- The VENTANA DP 600 is Roche’s new, high-capacity slide scanner that creates high-resolution, digital images of stained tissue samples that help to diagnose cancer and determine a patient’s treatment.
- Cancer is a leading cause of death worldwide, accounting for nearly 10 million deaths in 2020, or nearly one in six deaths. Many cancers can be cured if detected early and treated effectively.
- The Roche Digital Pathology solution helps empower the digital transformation of pathology and enable better, more personalised healthcare.
Roche (SIX: RO, ROG; OTCQX: RHHBY) has announced the CE launch of the next-generation VENTANA DP 600 slide scanner (CE-IVD marked). This high-capacity slide scanner produces excellent image quality of stained histology slides from patient tissue samples, while providing ease-of-use and workflow flexibility for the pathology lab1.
“The VENTANA DP 600 slide scanner is vital for the advancement of healthcare in Africa. This solution helps to ensure that each patient receives the most effective treatment plan possible, regardless of where they live,” said Alan Yates Ad-Interim General Manager of Roche Diagnostics. He added, “When combined with our innovative AI image analysis algorithms, the VENTANA DP 600 creates opportunities for better collaboration and remote diagnosis, which can be lifesaving in African countries with large rural populations. Innovative solutions such as this allow us to move closer to our vision of enabling health for every African.”

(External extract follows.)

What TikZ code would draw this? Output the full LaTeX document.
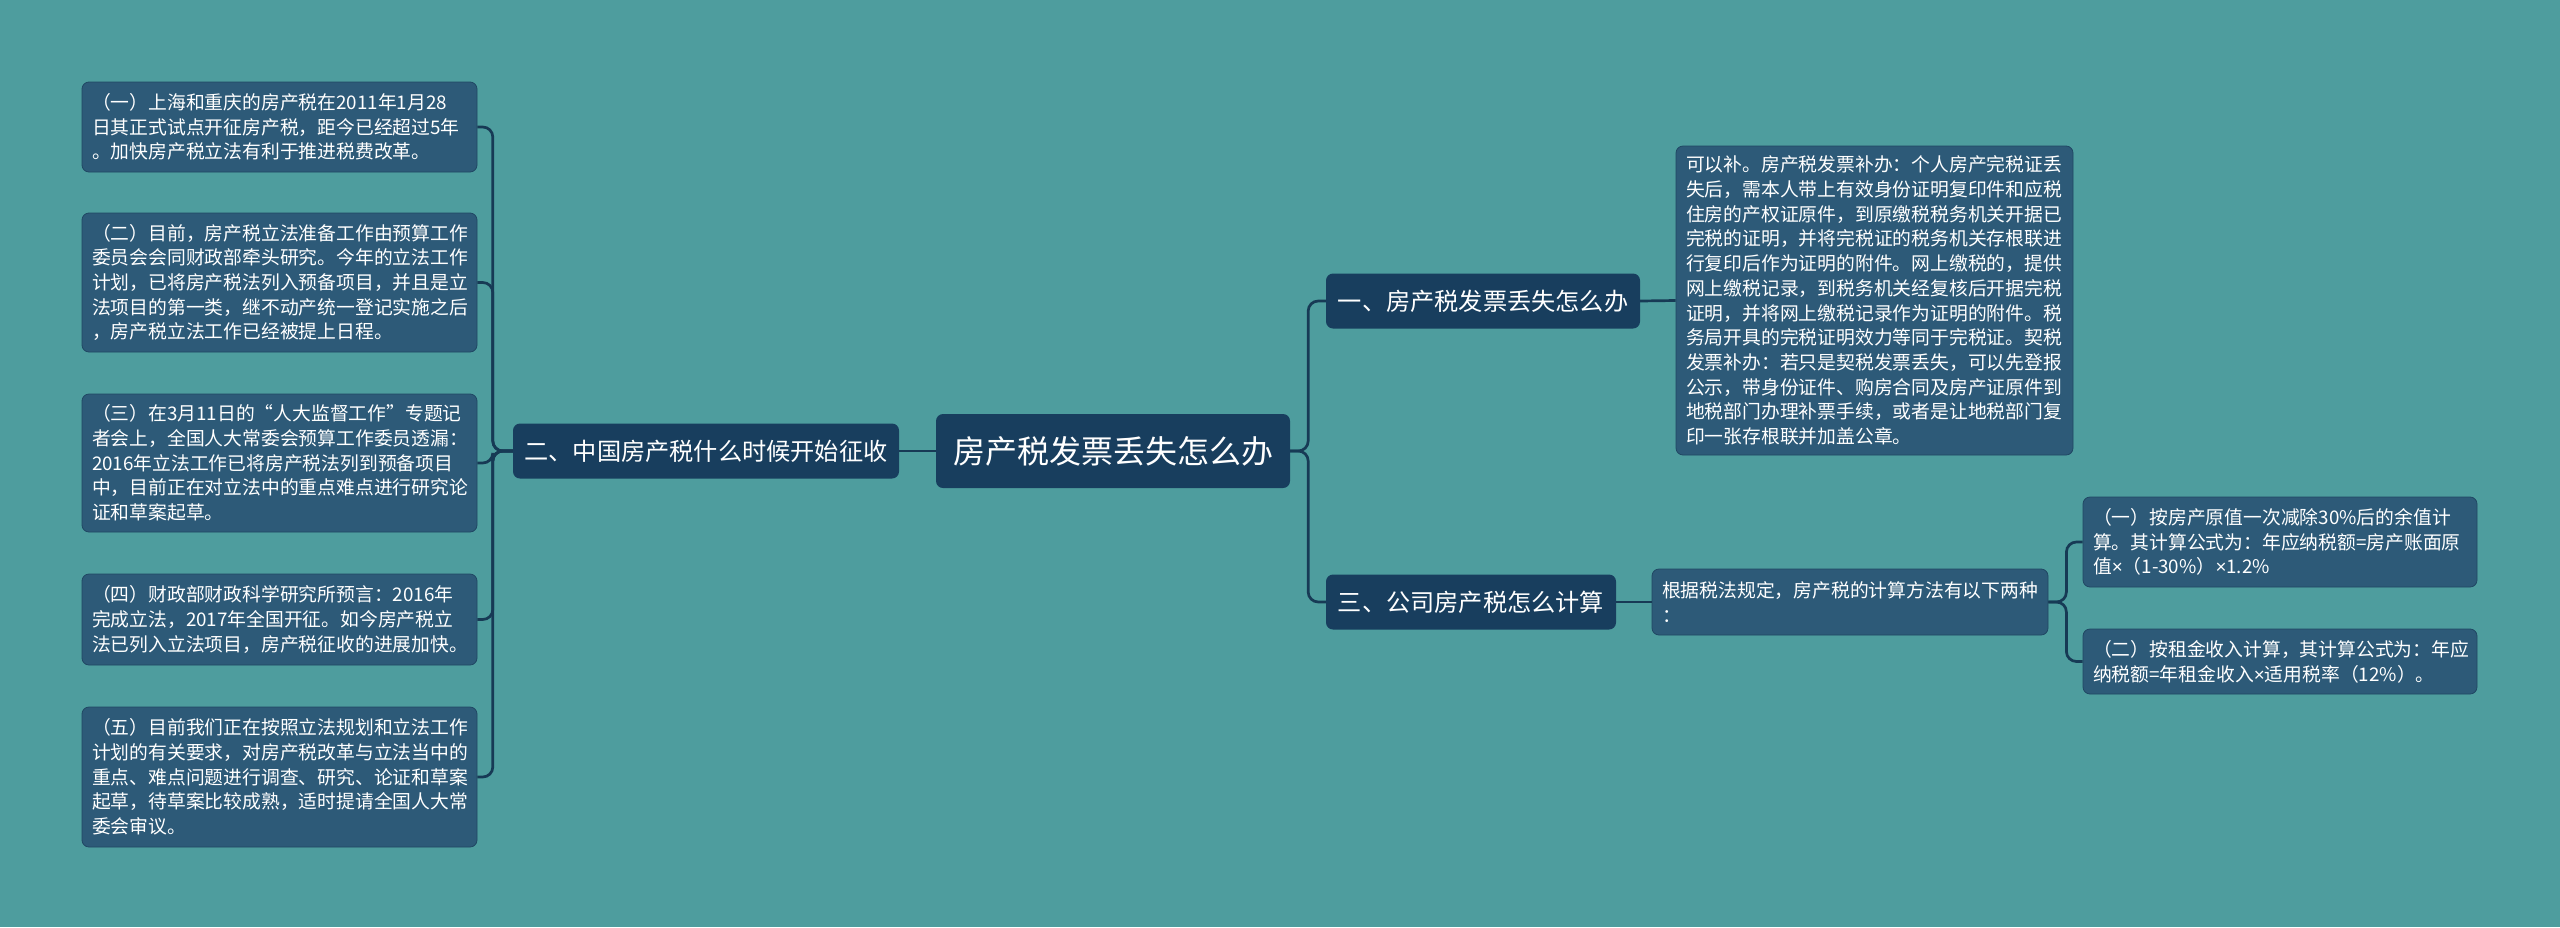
\documentclass[tikz,border=0pt]{standalone}
\usepackage{fontspec}
\setmainfont{Noto Sans CJK SC}
\newfontfamily\latinfont{Liberation Sans}
\newcommand{\tms}{{\latinfont ×}}
\definecolor{bgc}{HTML}{4E9D9E}
\definecolor{darkc}{HTML}{183E5E}
\definecolor{leafc}{HTML}{2D5A78}
\definecolor{linec}{HTML}{173A55}
\tikzset{
  box/.style={rounded corners=7pt, text=white, inner ysep=0pt, anchor=center},
  rootbox/.style={box, fill=darkc, font=\fontsize{32}{38}\selectfont, inner xsep=14pt},
  midbox/.style={box, fill=darkc, font=\fontsize{24.2}{30}\selectfont, inner xsep=10pt},
  leafbox/.style={box, fill=leafc, draw=linec!60!leafc, line width=0.8pt, font=\fontsize{18.8}{24.7}\selectfont, align=left, inner xsep=10pt},
  conn/.style={draw=linec, line width=2.7pt, rounded corners=10pt},
}
\begin{document}
\begin{tikzpicture}[x=1pt,y=-1pt]
\useasboundingbox[fill=bgc] (0,0) rectangle (2560,927);

\node[rootbox, minimum width=354pt, minimum height=74pt] (root) at (1113,451) {房产税发票丢失怎么办};
\node[midbox, minimum width=386pt, minimum height=55pt] (L2) at (706,451) {二、中国房产税什么时候开始征收};
\node[midbox, minimum width=314pt, minimum height=55pt] (L1) at (1483,301) {一、房产税发票丢失怎么办};
\node[midbox, minimum width=290pt, minimum height=55pt] (L3) at (1471,602) {三、公司房产税怎么计算};

\node[leafbox, minimum width=397pt, minimum height=309pt, text width=377pt] (A) at (1874.5,300.5) {可以补。房产税发票补办：个人房产完税证丢\\失后，需本人带上有效身份证明复印件和应税\\住房的产权证原件，到原缴税税务机关开据已\\完税的证明，并将完税证的税务机关存根联进\\行复印后作为证明的附件。网上缴税的，提供\\网上缴税记录，到税务机关经复核后开据完税\\证明，并将网上缴税记录作为证明的附件。税\\务局开具的完税证明效力等同于完税证。契税\\发票补办：若只是契税发票丢失，可以先登报\\公示，带身份证件、购房合同及房产证原件到\\地税部门办理补票手续，或者是让地税部门复\\印一张存根联并加盖公章。};

\node[leafbox, minimum width=396pt, minimum height=66pt, text width=376pt] (G) at (1850,602) {根据税法规定，房产税的计算方法有以下两种\\：};
\node[leafbox, minimum width=394pt, minimum height=90pt, text width=374pt] (R1) at (2280,542) {（一）按房产原值一次减除30\%后的余值计\\算。其计算公式为：年应纳税额=房产账面原\\值\tms{}（1-30\%）\tms{}1.2\%};
\node[leafbox, minimum width=394pt, minimum height=65pt, text width=374pt] (R2) at (2280,661.5) {（二）按租金收入计算，其计算公式为：年应\\纳税额=年租金收入\tms{}适用税率（12\%）。};

\node[leafbox, minimum width=395pt, minimum height=90pt, text width=375pt] (l1) at (279.5,127) {（一）上海和重庆的房产税在2011年1月28\\日其正式试点开征房产税，距今已经超过5年\\。加快房产税立法有利于推进税费改革。};
\node[leafbox, minimum width=395pt, minimum height=139pt, text width=375pt] (l2) at (279.5,282.5) {（二）目前，房产税立法准备工作由预算工作\\委员会会同财政部牵头研究。今年的立法工作\\计划，已将房产税法列入预备项目，并且是立\\法项目的第一类，继不动产统一登记实施之后\\，房产税立法工作已经被提上日程。};
\node[leafbox, minimum width=395pt, minimum height=138pt, text width=375pt] (l3) at (279.5,463) {（三）在3月11日的“人大监督工作”专题记\\者会上，全国人大常委会预算工作委员透漏：\\2016年立法工作已将房产税法列到预备项目\\中，目前正在对立法中的重点难点进行研究论\\证和草案起草。};
\node[leafbox, minimum width=395pt, minimum height=91pt, text width=375pt] (l4) at (279.5,619.5) {（四）财政部财政科学研究所预言：2016年\\完成立法，2017年全国开征。如今房产税立\\法已列入立法项目，房产税征收的进展加快。};
\node[leafbox, minimum width=395pt, minimum height=140pt, text width=375pt] (l5) at (279.5,777) {（五）目前我们正在按照立法规划和立法工作\\计划的有关要求，对房产税改革与立法当中的\\重点、难点问题进行调查、研究、论证和草案\\起草，待草案比较成熟，适时提请全国人大常\\委会审议。};

% connectors
\foreach \n in {l1,l2,l3,l4,l5}{
  \draw[conn] (L2.west) -- ++(-20,0) |- (\n.east);
}
\draw[conn] (root.west) -- (L2.east);
\draw[conn] (root.east) -- ++(18,0) |- (L1.west);
\draw[conn] (root.east) -- ++(18,0) |- (L3.west);
\draw[conn] (L1.east) -- (A.west);
\draw[conn] (L3.east) -- (G.west);
\draw[conn] (G.east) -- ++(18,0) |- (R1.west);
\draw[conn] (G.east) -- ++(18,0) |- (R2.west);
\end{tikzpicture}
\end{document}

The VENTANA DP 600 slide scanner is an important addition to the Roche Digital Pathology portfolio, which provides innovative, high-quality digital solutions that automate tissue diagnostics and empower pathologists to provide faster and more comprehensive diagnostic results to healthcare providers and their patients2.
Digital Pathology refers to the digitalisation of the traditional pathology workflow starting from slide scanning to visualisation to analysis. Digital Pathology is transforming traditional histopathology by improving efficiency, depth of analysis, and opportunity for collaboration in pathology workflows.
For example, once the slide scanner captures and converts stained tissue on glass slides to digital images, these images can be managed, shared, and analysed by pathologists and can help determine a cancer patient’s treatment.
This new 240-slide scanner, which builds on the success of the 6-slide VENTANA DP 200 scanner, will help anatomic pathology laboratories accelerate the digitalisation of their pathology workflow. Both scanners feature the same innovative optics and dynamic focus technology for high-resolution, high-quality colour images that accurately reproduce the image quality that pathologists see under microscopes.